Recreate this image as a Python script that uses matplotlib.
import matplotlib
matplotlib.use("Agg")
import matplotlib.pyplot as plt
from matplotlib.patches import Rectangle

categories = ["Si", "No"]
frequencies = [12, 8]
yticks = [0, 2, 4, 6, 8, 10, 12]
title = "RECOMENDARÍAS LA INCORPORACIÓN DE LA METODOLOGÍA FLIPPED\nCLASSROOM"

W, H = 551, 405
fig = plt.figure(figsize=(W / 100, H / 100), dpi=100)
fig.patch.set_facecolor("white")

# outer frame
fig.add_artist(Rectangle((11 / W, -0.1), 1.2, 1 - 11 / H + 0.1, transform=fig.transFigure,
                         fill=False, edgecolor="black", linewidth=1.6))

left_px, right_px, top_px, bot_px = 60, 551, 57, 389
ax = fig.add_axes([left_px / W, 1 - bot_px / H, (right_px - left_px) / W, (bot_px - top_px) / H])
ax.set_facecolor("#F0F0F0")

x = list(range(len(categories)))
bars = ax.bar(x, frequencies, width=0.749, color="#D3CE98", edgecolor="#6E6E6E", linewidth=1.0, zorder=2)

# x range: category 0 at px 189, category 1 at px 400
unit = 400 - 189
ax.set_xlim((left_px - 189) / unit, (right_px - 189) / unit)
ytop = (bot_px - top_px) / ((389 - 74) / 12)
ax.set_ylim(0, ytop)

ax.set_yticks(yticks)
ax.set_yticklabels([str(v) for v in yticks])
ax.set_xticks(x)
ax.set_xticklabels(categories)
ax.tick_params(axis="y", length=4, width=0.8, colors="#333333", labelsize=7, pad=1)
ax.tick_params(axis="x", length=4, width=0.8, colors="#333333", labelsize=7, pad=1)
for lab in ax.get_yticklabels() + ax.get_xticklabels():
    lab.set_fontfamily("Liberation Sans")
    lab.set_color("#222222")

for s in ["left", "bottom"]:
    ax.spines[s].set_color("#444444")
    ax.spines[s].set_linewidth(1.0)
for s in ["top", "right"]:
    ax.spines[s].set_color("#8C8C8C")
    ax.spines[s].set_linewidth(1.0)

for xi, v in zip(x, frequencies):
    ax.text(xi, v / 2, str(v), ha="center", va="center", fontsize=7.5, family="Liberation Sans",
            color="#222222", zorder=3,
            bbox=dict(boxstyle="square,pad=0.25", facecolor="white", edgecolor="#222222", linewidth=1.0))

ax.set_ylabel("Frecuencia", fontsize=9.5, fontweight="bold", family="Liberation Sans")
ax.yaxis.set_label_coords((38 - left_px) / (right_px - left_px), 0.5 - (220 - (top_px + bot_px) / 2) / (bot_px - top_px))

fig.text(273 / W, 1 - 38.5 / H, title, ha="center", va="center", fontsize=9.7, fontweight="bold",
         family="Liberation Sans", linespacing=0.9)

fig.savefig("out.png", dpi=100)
-------
Return what is listed above, exactly and completely.

Recreate this image as a Python script that uses matplotlib.
import matplotlib
matplotlib.use("Agg")
import matplotlib.pyplot as plt
from matplotlib.patches import Rectangle

categories = ["Si", "No"]
frequencies = [12, 8]
yticks = [0, 2, 4, 6, 8, 10, 12]
title = "RECOMENDARÍAS LA INCORPORACIÓN DE LA METODOLOGÍA FLIPPED\nCLASSROOM"

W, H = 551, 405
fig = plt.figure(figsize=(W / 100, H / 100), dpi=100)
fig.patch.set_facecolor("white")

# outer frame
fig.add_artist(Rectangle((11 / W, -0.1), 1.2, 1 - 11 / H + 0.1, transform=fig.transFigure,
                         fill=False, edgecolor="black", linewidth=1.6))

left_px, right_px, top_px, bot_px = 60, 551, 57, 389
ax = fig.add_axes([left_px / W, 1 - bot_px / H, (right_px - left_px) / W, (bot_px - top_px) / H])
ax.set_facecolor("#F0F0F0")

x = list(range(len(categories)))
bars = ax.bar(x, frequencies, width=0.749, color="#D3CE98", edgecolor="#6E6E6E", linewidth=1.0, zorder=2)

# x range: category 0 at px 189, category 1 at px 400
unit = 400 - 189
ax.set_xlim((left_px - 189) / unit, (right_px - 189) / unit)
ytop = (bot_px - top_px) / ((389 - 74) / 12)
ax.set_ylim(0, ytop)

ax.set_yticks(yticks)
ax.set_yticklabels([str(v) for v in yticks])
ax.set_xticks(x)
ax.set_xticklabels(categories)
ax.tick_params(axis="y", length=4, width=0.8, colors="#333333", labelsize=7, pad=1)
ax.tick_params(axis="x", length=4, width=0.8, colors="#333333", labelsize=7, pad=1)
for lab in ax.get_yticklabels() + ax.get_xticklabels():
    lab.set_fontfamily("Liberation Sans")
    lab.set_color("#222222")

for s in ["left", "bottom"]:
    ax.spines[s].set_color("#444444")
    ax.spines[s].set_linewidth(1.0)
for s in ["top", "right"]:
    ax.spines[s].set_color("#8C8C8C")
    ax.spines[s].set_linewidth(1.0)

for xi, v in zip(x, frequencies):
    ax.text(xi, v / 2, str(v), ha="center", va="center", fontsize=7.5, family="Liberation Sans",
            color="#222222", zorder=3,
            bbox=dict(boxstyle="square,pad=0.25", facecolor="white", edgecolor="#222222", linewidth=1.0))

ax.set_ylabel("Frecuencia", fontsize=9.5, fontweight="bold", family="Liberation Sans")
ax.yaxis.set_label_coords((38 - left_px) / (right_px - left_px), 0.5 - (220 - (top_px + bot_px) / 2) / (bot_px - top_px))

fig.text(273 / W, 1 - 38.5 / H, title, ha="center", va="center", fontsize=9.7, fontweight="bold",
         family="Liberation Sans", linespacing=0.9)

fig.savefig("out.png", dpi=100)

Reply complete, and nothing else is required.